Real-world examples of successful in-situ upgrading:
- Heliópolis, São Paulo: post-2005 infrastructure investment + community participation has improved water, sewerage, paving, lighting — without demolition.
- Khayelitsha, Cape Town: SDI + South African government partnership upgraded sanitation in informal sections.
- Karail, Dhaka: NGO + government partnerships built community latrines + water points.
Where in-situ fails: flood-prone or geologically dangerous sites (some Mumbai cliff-side slums; landslide-prone Rio favelas) may genuinely need relocation — but with consultation, compensation, and proximity to workplaces.
Final judgement.
The statement is BROADLY CORRECT — slums perform vital solution-functions that must be recognised in policy. But this recognition must not romanticise slums: their problem-functions are real and serious. The MOST RELIABLE policy combines:
- In-situ upgrading to preserve community + economy while improving infrastructure.
- Tenure security so residents can invest in their homes.
- Affordable formal housing supply for those wanting to move out.
- Integration with city economy through transport + services.
- Resilience investment against climate + disaster risk.
- Recognition of slum residents as URBAN CITIZENS with full rights.
Conclusion.
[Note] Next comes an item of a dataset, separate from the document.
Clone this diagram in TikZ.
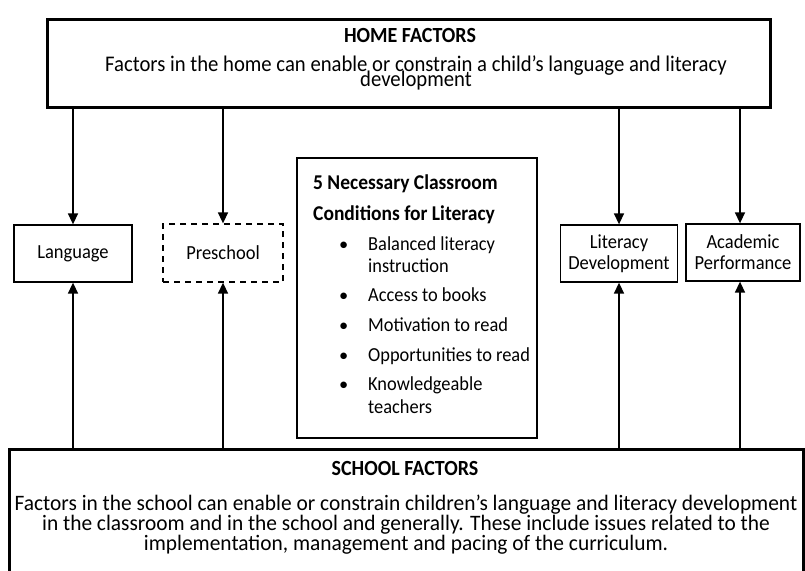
\documentclass[tikz,border=0pt]{standalone}
\usepackage{fontspec}
\usepackage{graphicx}
\setmainfont{Carlito}
\usetikzlibrary{arrows.meta}
\newcommand{\vst}[1]{\scalebox{1}[1.08]{#1}}
\newcommand{\vschool}[1]{\scalebox{1}[1.03]{#1}}
\newcommand{\tightlines}{\lineskiplimit=-100pt\relax}
\tikzset{
  thickbox/.style={draw, line width=3pt, inner sep=0pt},
  smallbox/.style={draw, line width=1.3pt, inner sep=0pt, align=center, font=\fontsize{18.5}{21}\selectfont\tightlines},
  dashbox/.style={smallbox, dash pattern=on 6pt off 5pt},
  arr/.style={line width=1.5pt, -{Triangle[length=11pt,width=10pt]}},
  txt/.style={inner sep=0pt, anchor=base, align=center, font=\fontsize{21.4}{20}\selectfont\tightlines},
  htxt/.style={inner sep=0pt, anchor=base, align=center, font=\fontsize{20.7}{15.5}\selectfont\tightlines},
  btxt/.style={inner sep=0pt, anchor=base, font=\fontsize{20}{20}\selectfont\bfseries},
  ltxt/.style={inner sep=0pt, anchor=base west, font=\fontsize{18.4}{18}\selectfont},
  lbtxt/.style={inner sep=0pt, anchor=base west, font=\fontsize{19.5}{19}\selectfont\bfseries},
}
\begin{document}
\begin{tikzpicture}[x=1pt,y=-1pt]
\useasboundingbox (0,0) rectangle (805,570);
% home box
\node[thickbox, minimum width=723pt, minimum height=88pt] (home) at (409,63) {};
\node[btxt] (homet) at (410,42) {\vst{HOME FACTORS}};
\node[htxt] (homed) at (416,86.5) {\vst{Factors in the home can enable or constrain a child’s language and literacy}\\\vst{development}};
% school box
\node[thickbox, minimum width=794pt, minimum height=140pt] (school) at (406,519) {};
\node[btxt] (schoolt) at (405,475) {\vst{SCHOOL FACTORS}};
\node[txt] (schoold) at (406,550) {\vschool{Factors in the school can enable or constrain children’s language and literacy development}\\\vschool{in the classroom and in the school and generally. These include issues related to the}\\\vschool{implementation, management and pacing of the curriculum.}};
% small boxes
\node[smallbox, minimum width=118pt, minimum height=57pt] (lang) at (73,253.5) {\vst{Language}};
\node[dashbox, minimum width=120pt, minimum height=58pt] (pre) at (223,253) {\vst{Preschool}};
\node[smallbox, minimum width=117pt, minimum height=57pt] (lit) at (619,253.5) {\vst{Literacy}\\\vst{Development}};
\node[smallbox, minimum width=114pt, minimum height=57pt] (acad) at (743,252.5) {\vst{Academic}\\\vst{Performance}};
% center box
\node[draw, line width=1.3pt, minimum width=240pt, minimum height=280pt, inner sep=0pt] (center) at (417,298) {};
\node[lbtxt] (c1) at (313,189) {\vst{5 Necessary Classroom}};
\node[lbtxt] (c2) at (313,220) {\vst{Conditions for Literacy}};
\node[ltxt] (b1) at (339,250) {•};
\node[ltxt] (i1a) at (368,250) {\vst{Balanced literacy}};
\node[ltxt] (i1b) at (368,272) {\vst{instruction}};
\node[ltxt] (b2) at (339,301) {•};
\node[ltxt] (i2) at (368,301) {\vst{Access to books}};
\node[ltxt] (b3) at (339,331) {•};
\node[ltxt] (i3) at (368,331) {\vst{Motivation to read}};
\node[ltxt] (b4) at (339,361) {•};
\node[ltxt] (i4) at (368,361) {\vst{Opportunities to read}};
\node[ltxt] (b5) at (339,390) {•};
\node[ltxt] (i5a) at (368,390) {\vst{Knowledgeable}};
\node[ltxt] (i5b) at (368,413) {\vst{teachers}};
% arrows from home
\draw[arr] (home.south -| lang) -- (lang.north);
\draw[arr] (home.south -| pre) -- (pre.north);
\draw[arr] (home.south -| lit) -- (lit.north);
\draw[arr] ([xshift=-3pt]home.south -| acad) -- ([xshift=-3pt]acad.north);
% arrows from school
\draw[arr] (school.north -| lang) -- (lang.south);
\draw[arr] (school.north -| pre) -- (pre.south);
\draw[arr] (school.north -| lit) -- (lit.south);
\draw[arr] ([xshift=-3pt]school.north -| acad) -- ([xshift=-3pt]acad.south);
\end{tikzpicture}
\end{document}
Dharavi, Kibera, Makoko, Korail, and Rio's favelas are not failures of planning — they are FUNCTIONAL adaptations to massive rural-urban migration in conditions of weak governance + inadequate formal housing supply. They are simultaneously the cradle of urban inequality + the engine of urban dynamism. Twenty-first century urban policy must work WITH them, not AGAINST them — addressing their genuine problems through partnership rather than demolition. The most reliable response to emerging-megacity slums is in-situ upgrading combined with structural investment in affordable housing + jobs. The 21st century is the urban century; managing it well requires accepting that informal settlements are not going away — they must be improved, secured, and integrated.